French prosecutors have urged the Paris Court of Appeal to sentence Rwandan doctor Eugène Rwamucyo to 30 years in prison, arguing that evidence presented during six weeks of hearings demonstrates a broader and more direct role in the 1994 Genocide against the Tutsi than the defense has acknowledged.
Rwamucyo was convicted in 2024 and sentenced to 27 years in prison for complicity in genocide. In the ongoing appeal, prosecutors are asking the court to convict him not only as an accomplice but also as a principal perpetrator of genocide, while maintaining charges of complicity in crimes against humanity. The court is expected to deliver its verdict on July 17.
Rather than focusing solely on Rwamucyo’s participation in the burial of victims, Prosecutor Aude Duret argued that the appeal proceedings reinforced allegations that the operation was part of a deliberate effort to conceal the genocide rather than a public health intervention.
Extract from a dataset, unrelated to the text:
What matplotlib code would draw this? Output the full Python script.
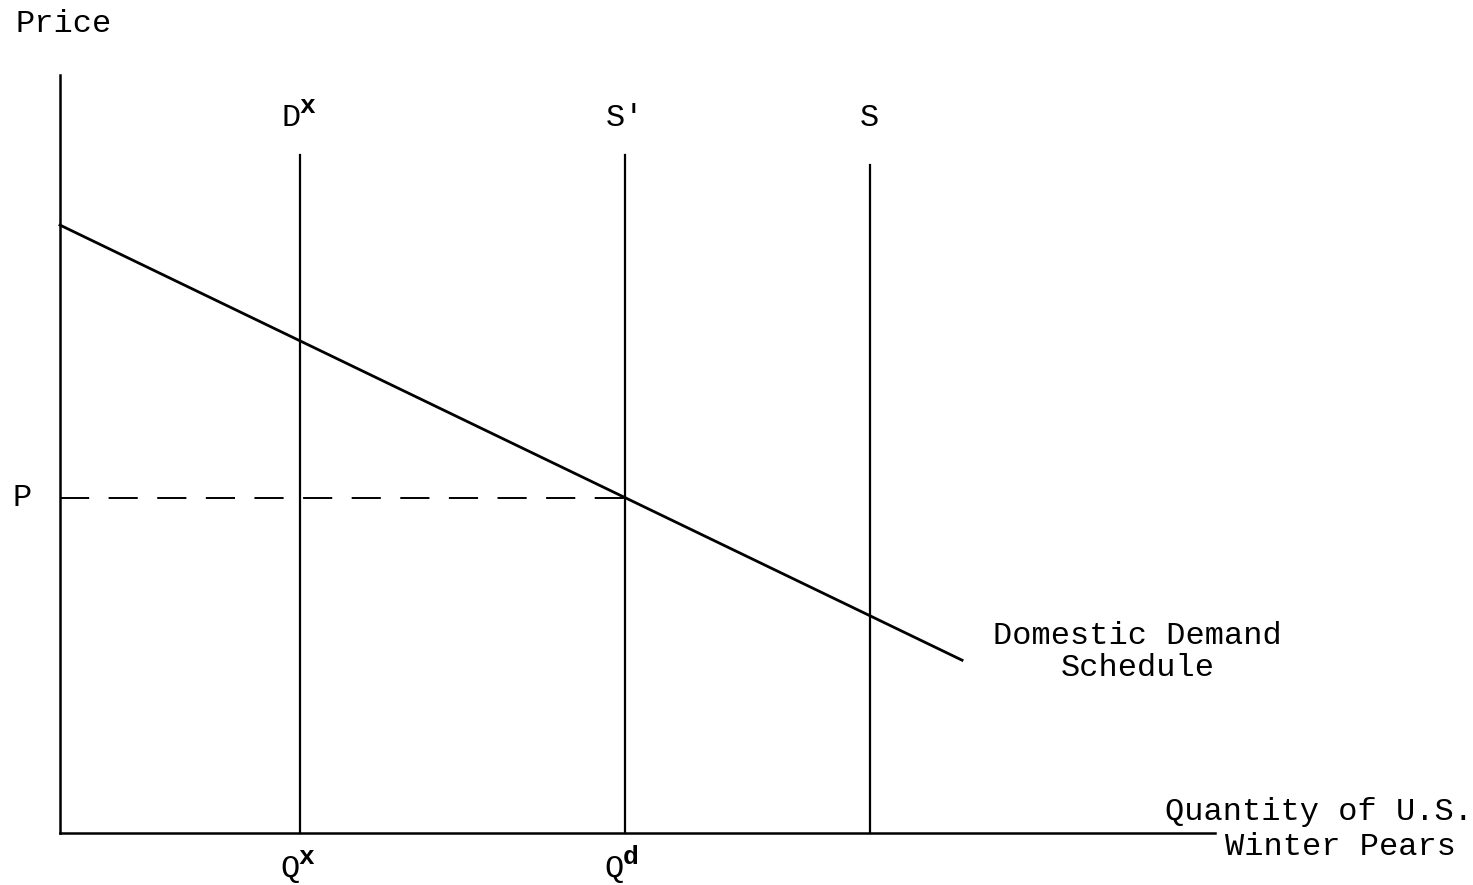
import matplotlib.pyplot as plt

plt.rcParams['font.family'] = ['Liberation Mono', 'DejaVu Sans Mono']

# quantities (arbitrary units, 0-100)
q_export = 20.8     # Q^x, D^x line
q_domestic = 48.9   # Q^d, S' line
q_supply = 70.1     # S line
line_tops = [89.4, 89.4, 88.1]
line_base = ['D', "S'", 'S']
line_sup = ['x', '', '']
q_base = ['Q', 'Q']
q_sup = ['x', 'd']

# domestic demand schedule (two end points)
demand_q = [0.0, 78.1]
demand_p = [80.2, 22.8]
price_p = 44.2

fig = plt.figure(figsize=(14.73, 8.85), dpi=100)
ax = fig.add_axes([60 / 1473, 52 / 885, 1155 / 1473, 758 / 885])
ax.set_xlim(0, 100)
ax.set_ylim(0, 100)
for s in ['top', 'right']:
    ax.spines[s].set_visible(False)
for s in ['left', 'bottom']:
    ax.spines[s].set_linewidth(1.8)
ax.set_xticks([])
ax.set_yticks([])

fs = 23
sfs = 19


def label(x, y, base, sup):
    # base letter plus a raised superscript
    ax.text(x, y, base, ha='center', va='center', fontsize=fs, clip_on=False)
    if sup:
        ax.annotate(sup, (x, y), xytext=(6, 9), textcoords='offset points',
                    ha='left', va='center', fontsize=sfs, fontweight='bold',
                    annotation_clip=False)


# vertical supply / export lines
qs = [q_export, q_domestic, q_supply]
offs = [-0.8, 0, 0]
for q, top, b, sp, o in zip(qs, line_tops, line_base, line_sup, offs):
    ax.plot([q, q], [0, top], color='black', lw=1.6, clip_on=False)
    label(q + o, 94.3, b, sp)

# demand line
ax.plot(demand_q, demand_p, color='black', lw=2, clip_on=False)

# price dashed line
ax.plot([0, q_domestic], [price_p, price_p], color='black', lw=1.4,
        linestyle=(0, (15, 10)))
ax.text(-3.3, price_p, 'P', ha='center', va='center', fontsize=fs, clip_on=False)

# quantity labels
for q, b, sp in zip([q_export, q_domestic], q_base, q_sup):
    label(q - 0.9, -4.8, b, sp)

ax.text(93.3, 23.9, 'Domestic Demand\nSchedule', ha='center', va='center',
        fontsize=fs, linespacing=1.1, clip_on=False)

fig.text(15 / 1473, 1 - 24 / 885, 'Price', ha='left', va='center', fontsize=fs)
fig.text(1165 / 1473, 1 - 812 / 885, 'Quantity of U.S.', ha='left', va='center', fontsize=fs)
fig.text(1225 / 1473, 1 - 847 / 885, 'Winter Pears', ha='left', va='center', fontsize=fs)

fig.savefig('out.png', dpi=100)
Throughout her closing submissions, Duret relied on witness testimony and documentary evidence presented during the trial to portray Rwamucyo as a committed state official who knowingly supported the genocidal policies of Rwanda’s former government. She argued that he maintained close ties with members of the Coalition for the Defense of the Republic (CDR), an extremist political party known for its anti-Tutsi ideology.
One of the prosecution’s central arguments concerned Rwamucyo’s role in supervising and coordinating the burial of victims in Butare Province, where more than 214,000 genocide victims have so far been identified. According to the prosecution, these burials were conducted without any documented sanitary procedures, mapping of burial sites or records that could later facilitate identification and exhumation of victims.
Duret challenged the defense’s long-standing argument that Rwamucyo acted solely in his capacity as a public health physician seeking to prevent disease outbreaks. She maintained that the evidence presented during the appeal showed no official public health directives supporting such operations and instead pointed to an organized effort to erase evidence of mass killings.
Some buried victims were still alive
The prosecution also referred to testimonies indicating that some victims were still alive when they were buried and that a number of people survived the burial operations, evidence it argues demonstrates the brutality surrounding the concealment process.
According to Duret, Rwamucyo used his medical expertise in service of the genocidal administration, contributing not only to the physical destruction of victims but also to the attempted erasure of their memory. She argued that concealing the bodies represented “a continuation of the massacres” by preventing future identification and remembrance.
The prosecution’s sentencing request remains unchanged from the first trial in 2024.
The defense rejected those arguments, describing the requested sentence as disproportionate. Defense lawyer Alexandre Sztulman argued that prosecutors were criminalizing a physician’s professional duty, maintaining that Rwamucyo, a public health doctor, organized the burial of decomposing bodies solely to prevent epidemics during the genocide.
Lawyers representing civil parties disputed that interpretation, arguing that Rwamucyo occupied a key administrative position in Butare during the genocide. They contend that his responsibility extended beyond public health functions and that he played a coordinating role within the local structures operating during the massacres, even if he is not accused of personally carrying out killings.
The appeal verdict is expected on July 17.